9760. A LA MARGRAVE DE BAIREUTH A BAIREUTH.

Breslau, 8 février [1758].

Ma très chère Sœur. J'ai été assez heureux aujourd'hui pour recevoir deux de vos lettres, l'une du 17 et l'autre du 28 janvier. Je prends la liberté d'y répondre par le feuillet ci-joint.231-1

Nous sommes, ma chère sœur, ici dans une situation assez tranquille, à nous rétablir de nos pertes, et occupés à faire la meilleure résistance que nous le pourrons le printemps prochain à nos ennemis. Ma sœur Amélie est retournée à Berlin,231-2 et je mène à peu près la vie d'un anachorète, travaillant beaucoup, ne sortant point et me délassant le soir avec une petite société et de la musique.

Je plains bien, en vérité, votre voisinage de toutes les visites qui y arrivent. Les triumvirs de l'Europe ont substitué la force au règne des lois; il n'y a plus sur la surface de la terre que des injustices et des violences, et, si la fortune ne nous seconde pas singulièrement, la tyrannie donnera des fers à tout le monde connu. Nous devons tous nous consoler de ce que notre siècle fera époque dans le monde, et que nous avons été les témoins des évènements les plus extraordinaires que la vicissitude des choses n'a produits de longtemps. C'est beaucoup pour notre curiosité, mais rien pour notre bonheur. Enfin, ma chère sœur, ces faquins d'empereurs, impératrices et rois me forcent encore de danser sur la corde cette année ici. Je m'en console dans l'espérance de donner aux uns ou aux autres de bons coups du balancier sur le nez;231-3 mais cela fait, il faut en vérité en venir à la paix. Quel sacrifice d'hommes! quelle épouvantable boucherie! je n'y pense qu'en frémissant. Quoi qu'on en ait, il faut se faire un cœur d'airain et se préparer aux meurtres et aux carnages que les préjugés rendent héroïques, mais qui sont toujours affreux, lorsqu'on les voit de près.
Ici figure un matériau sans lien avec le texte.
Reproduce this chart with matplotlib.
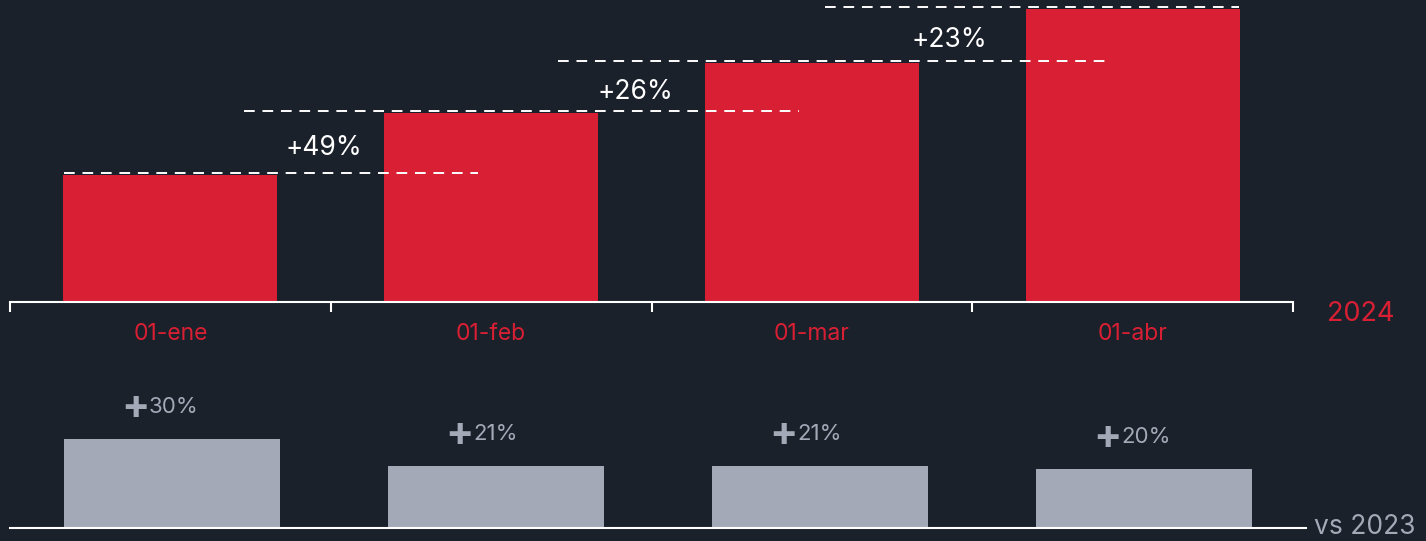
import matplotlib
matplotlib.use("Agg")
import matplotlib.pyplot as plt
import numpy as np

plt.rcParams["font.family"] = ["Inter", "DejaVu Sans"]

BG = "#1b212b"
RED = "#d91f33"
GRAY = "#a3a9b7"
W, H = 1426, 541

months = ["01-ene", "01-feb", "01-mar", "01-abr"]
values_2024 = [100, 149, 188, 231]
growth_mom = ["+49%", "+26%", "+23%"]
growth_yoy = [30, 21, 21, 20]
yoy_labels = ["30%", "21%", "21%", "20%"]

# dashed guide extents (category units, relative to each bar)
dash_start = [-0.333, -0.77, -0.79, -0.96]
dash_end = [0.96, 0.96, 0.93, 0.333]
# label x offsets between bars
mom_dx = [0.48, 0.45, 0.43]

fig = plt.figure(figsize=(W / 100, H / 100), dpi=100, facecolor=BG)

# --- top: 2024 values ---
ax = fig.add_axes([10 / W, (H - 302) / H, 1283 / W, 302 / H])
ax.set_facecolor(BG)
x = np.arange(len(months))
ax.bar(x, values_2024, width=0.667, color=RED, zorder=2)
for i, v in enumerate(values_2024):
    ax.plot([i + dash_start[i], i + dash_end[i]], [v + 1.5, v + 1.5], color="white",
            lw=1.4, dashes=(5.5, 4), zorder=3)
for i, lab in enumerate(growth_mom):
    ax.annotate(lab, xy=(i + mom_dx[i], (values_2024[i] + values_2024[i + 1]) / 2),
                xytext=(0, -4), textcoords="offset pixels", color="white",
                fontsize=19, ha="center", va="center")
ax.set_xlim(-0.5, 3.5)
ax.set_ylim(0, 302 / 1.27)
for s in ["top", "left", "right"]:
    ax.spines[s].set_visible(False)
ax.spines["bottom"].set_color("white")
ax.spines["bottom"].set_linewidth(1.5)
ax.set_yticks([])
ax.set_xticks(np.arange(-0.5, 4, 1))
ax.set_xticklabels([])
ax.tick_params(axis="x", which="major", length=7, width=1.5, color="white")
ax.set_xticks(x, minor=True)
ax.set_xticklabels(months, minor=True)
ax.tick_params(axis="x", which="minor", length=0, pad=15, labelcolor=RED, labelsize=16.5)

# --- bottom: growth vs 2023 ---
ax2 = fig.add_axes([10 / W, (H - 528) / H, 1296 / W, 148 / H])
ax2.set_facecolor(BG)
ax2.bar(x, growth_yoy, width=0.667, color=GRAY, zorder=2)
for i, v in enumerate(growth_yoy):
    ax2.annotate("+", xy=(i, v), xytext=(-22, 31), textcoords="offset pixels",
                 ha="right", va="center", color=GRAY, fontsize=30, fontweight="bold")
    ax2.annotate(yoy_labels[i], xy=(i, v), xytext=(-23, 32), textcoords="offset pixels",
                 ha="left", va="center", color=GRAY, fontsize=16)
ax2.set_xlim(-0.5, 3.5)
ax2.set_ylim(0, 148 / 2.967)
for s in ["top", "left", "right"]:
    ax2.spines[s].set_visible(False)
ax2.spines["bottom"].set_color("white")
ax2.spines["bottom"].set_linewidth(1.5)
ax2.set_xticks([])
ax2.set_yticks([])

fig.text(1361 / W, (H - 314) / H, "2024", color=RED, fontsize=19.5, ha="center", va="center")
fig.text(1365 / W, (H - 527) / H, "vs 2023", color=GRAY, fontsize=19, ha="center", va="center")

fig.savefig("out.png", dpi=100, facecolor=BG)
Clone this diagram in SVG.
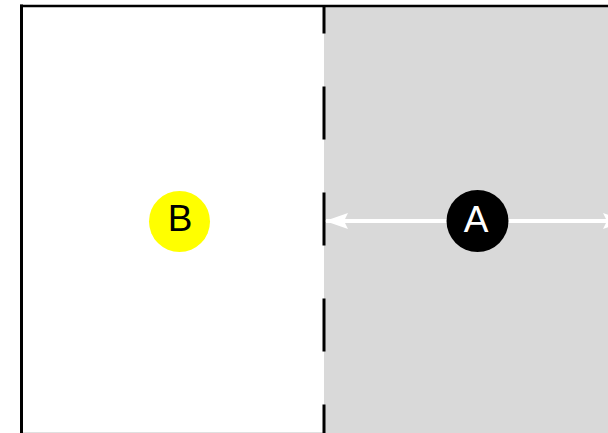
<svg xmlns="http://www.w3.org/2000/svg" width="608" height="433" viewBox="0 0 608 433">
  <style>
    .label { font-family: "Liberation Sans", Arial, sans-serif; font-size: 37px; text-anchor: middle; }
    .frame { stroke: #000; fill: none; }
    .conn { stroke: #fff; stroke-width: 4; fill: none; }
  </style>
  <defs>
    <marker id="head" viewBox="0 0 23 16" refX="22" refY="8" markerWidth="23" markerHeight="16" markerUnits="userSpaceOnUse" orient="auto-start-reverse">
      <path d="M0,0 L23,8 L0,16 L4,8 Z" fill="#fff"/>
    </marker>
  </defs>

  <!-- shaded half -->
  <rect x="324" y="6" width="284" height="427" fill="#d9d9d9"/>
  <!-- bottom edge -->
  <line x1="22" y1="432.5" x2="324" y2="432.5" stroke="#e0e0e0" stroke-width="1"/>
  <!-- outer frame -->
  <line class="frame" x1="21.5" y1="4.5" x2="21.5" y2="433" stroke-width="3"/>
  <line class="frame" x1="20" y1="6" x2="608" y2="6" stroke-width="2.5"/>
  <!-- dashed divider -->
  <line class="frame" x1="324" y1="7" x2="324" y2="433" stroke-width="3" stroke-dasharray="53 53" stroke-dashoffset="26.5"/>

  <g id="connectors">
    <line class="conn" x1="326" y1="221" x2="447" y2="221" marker-start="url(#head)"/>
    <line class="conn" x1="508" y1="221" x2="625" y2="221" marker-end="url(#head)"/>
  </g>

  <g id="node-B">
    <circle cx="179.5" cy="221.5" r="30.5" fill="#ffff00"/>
    <text class="label" x="180" y="231" fill="#000">B</text>
  </g>

  <g id="node-A">
    <circle cx="477.5" cy="221" r="31" fill="#000"/>
    <text class="label" x="476" y="231.5" fill="#fff">A</text>
  </g>
</svg>
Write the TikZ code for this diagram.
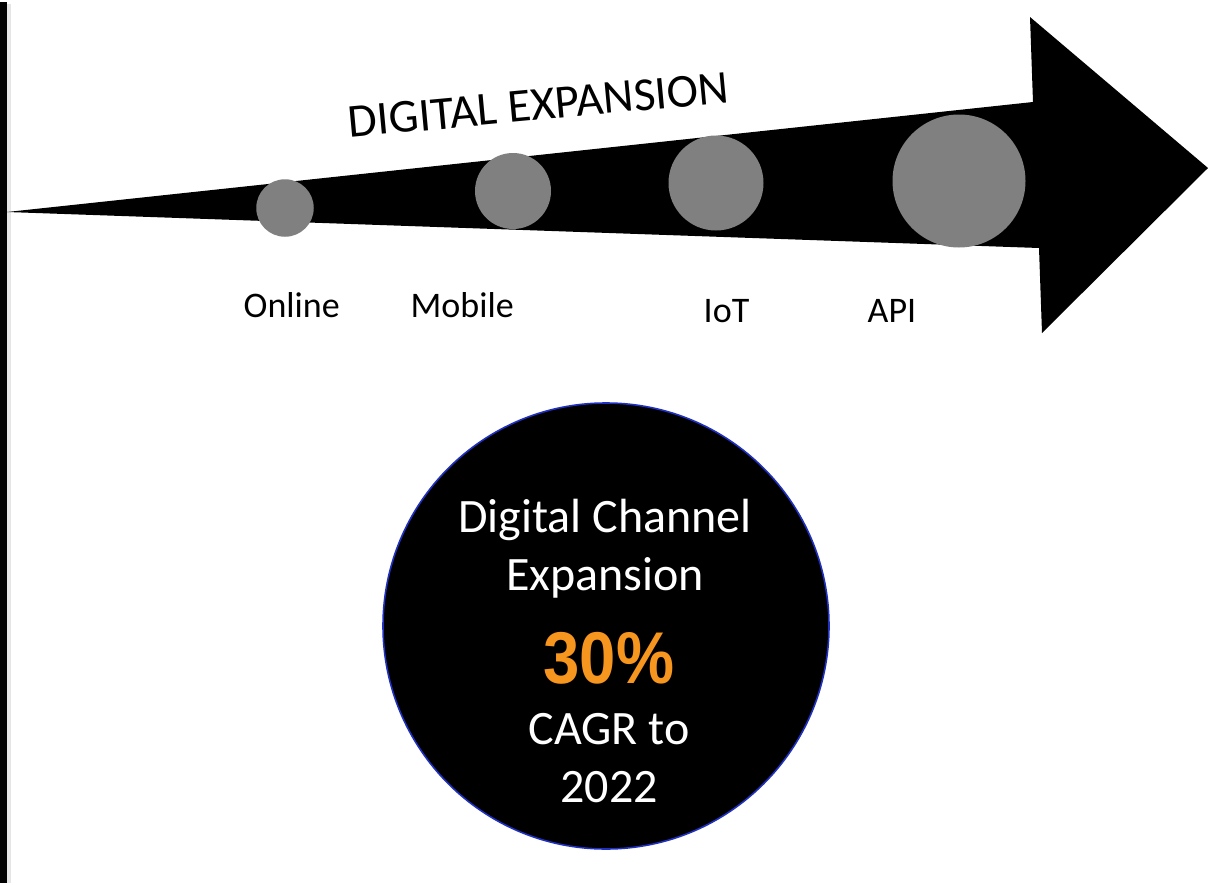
\documentclass[tikz,border=0pt]{standalone}
\usepackage{fontspec}
\usepackage{graphicx}
\usepackage{xcolor}
\usepackage{tikz}
\usetikzlibrary{positioning,shapes}
\setmainfont{Carlito}
\newfontfamily\arialfont{Liberation Sans}
\definecolor{dotgrey}{RGB}{128,128,128}
\definecolor{rimblue}{RGB}{32,48,192}
\definecolor{pctorange}{RGB}{247,150,30}
\tikzset{%
	bubble/.style   = {circle, fill=dotgrey, inner sep=0pt}, % grey stage dot
	stage/.style    = {anchor=base west, font=\fontsize{27}{30}\selectfont}, % stage name
	bigtxt/.style   = {anchor=base, text=white, font=\fontsize{36}{43}\selectfont}, % text in disc
}

\begin{document}
\begin{tikzpicture}[x=0.75pt,y=-0.75pt]
	\useasboundingbox (0,0) rectangle (1208,885);
	% left rule with its soft edge
	\fill[black!10] (7,4) rectangle (11,883);
	\fill (0,2) rectangle (7,883);
	
	% the big arrow
	\fill (7,212) -- (1033,102) -- (1030,17) -- (1208,168) -- (1042,333) -- (1039,248) -- cycle;
	\node[anchor=base,rotate=5.3,font=\fontsize{35.5}{40}\selectfont] (title) at (540,120) {DIGITAL EXPANSION};
	
	% growing dots along the arrow
	\node[bubble,minimum size=57.5*0.75pt] (Online) at (285,208) {};
	\node[bubble,minimum size=76*0.75pt] (Mobile) at (513,191) {};
	\node[bubble,minimum size=95*0.75pt] (IoT) at (716,183) {};
	\node[bubble,minimum size=133*0.75pt] (API) at (959,181) {};
	
	\node[stage] (OnlineTxt) at (239,317) {Online};
	\node[stage] (MobileTxt) at (406,317) {Mobile};
	\node[stage] (IoTTxt) at (699,322) {IoT};
	\node[stage] (APITxt) at (863,322) {API};
	
	% summary disc
	\node[circle,fill=black,draw=rimblue,line width=1.2pt,minimum size=446*0.75pt] (disc) at (606,626) {};
	\node[bigtxt] (line1) at (605,532) {Digital Channel};
	\node[bigtxt] (line2) at (605,590) {Expansion};
	\node[anchor=base,text=pctorange,font=\arialfont\bfseries\fontsize{55}{60}\selectfont] (pct) at (609,683) {\scalebox{0.89}[1]{30\%}};
	\node[bigtxt] (line3) at (609,744) {CAGR to};
	\node[bigtxt] (line4) at (609,802) {2022};
\end{tikzpicture}
\end{document}
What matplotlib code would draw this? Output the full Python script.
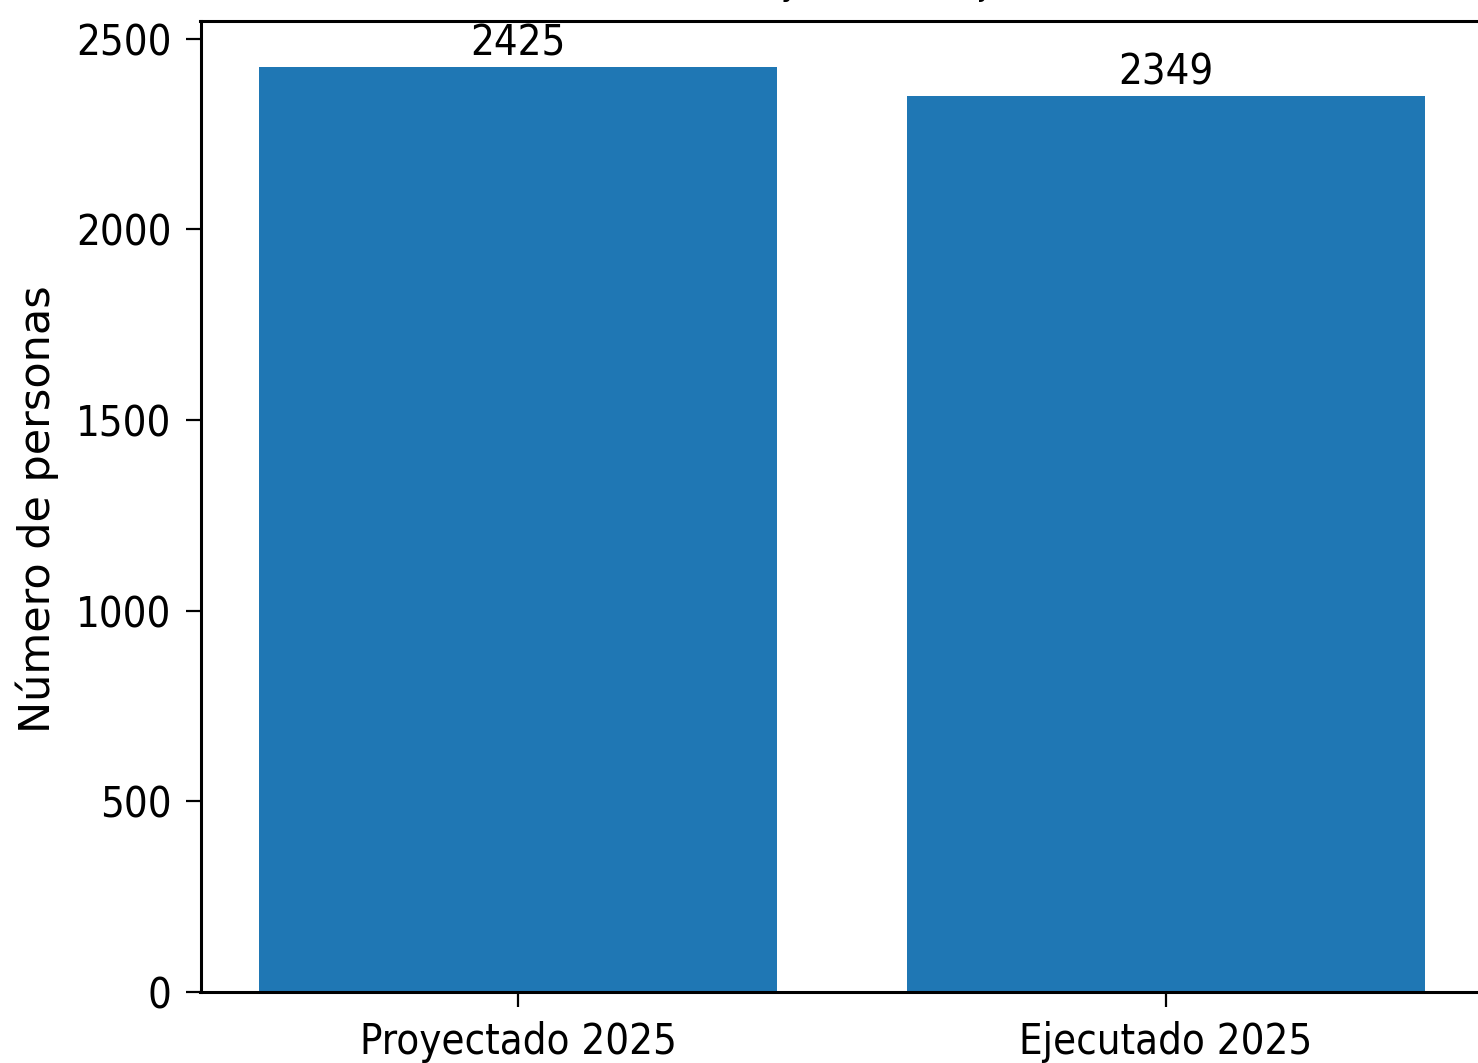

Je vous supplie de vous distraire de ces idées noires et de vous égayer l'esprit, le plus qu'il vous sera possible. Pensez, ô ma chère sœur, que votre amitié fait toute ma consolation, et que je perdrais tout en vous perdant; daignez toujours compter sur mon cœur, comme un bien qui vous appartient, et être persuadée de la tendresse infinie avec laquelle je suis, ma très chère sœur, votre très fidèle frère et serviteur

Federic.

Nach der Ausfertigung. Eigenhändig.



231-1 Nr. 9761.

231-2 Vergl. S. 222.

231-3 Vergl. Nr. 9757.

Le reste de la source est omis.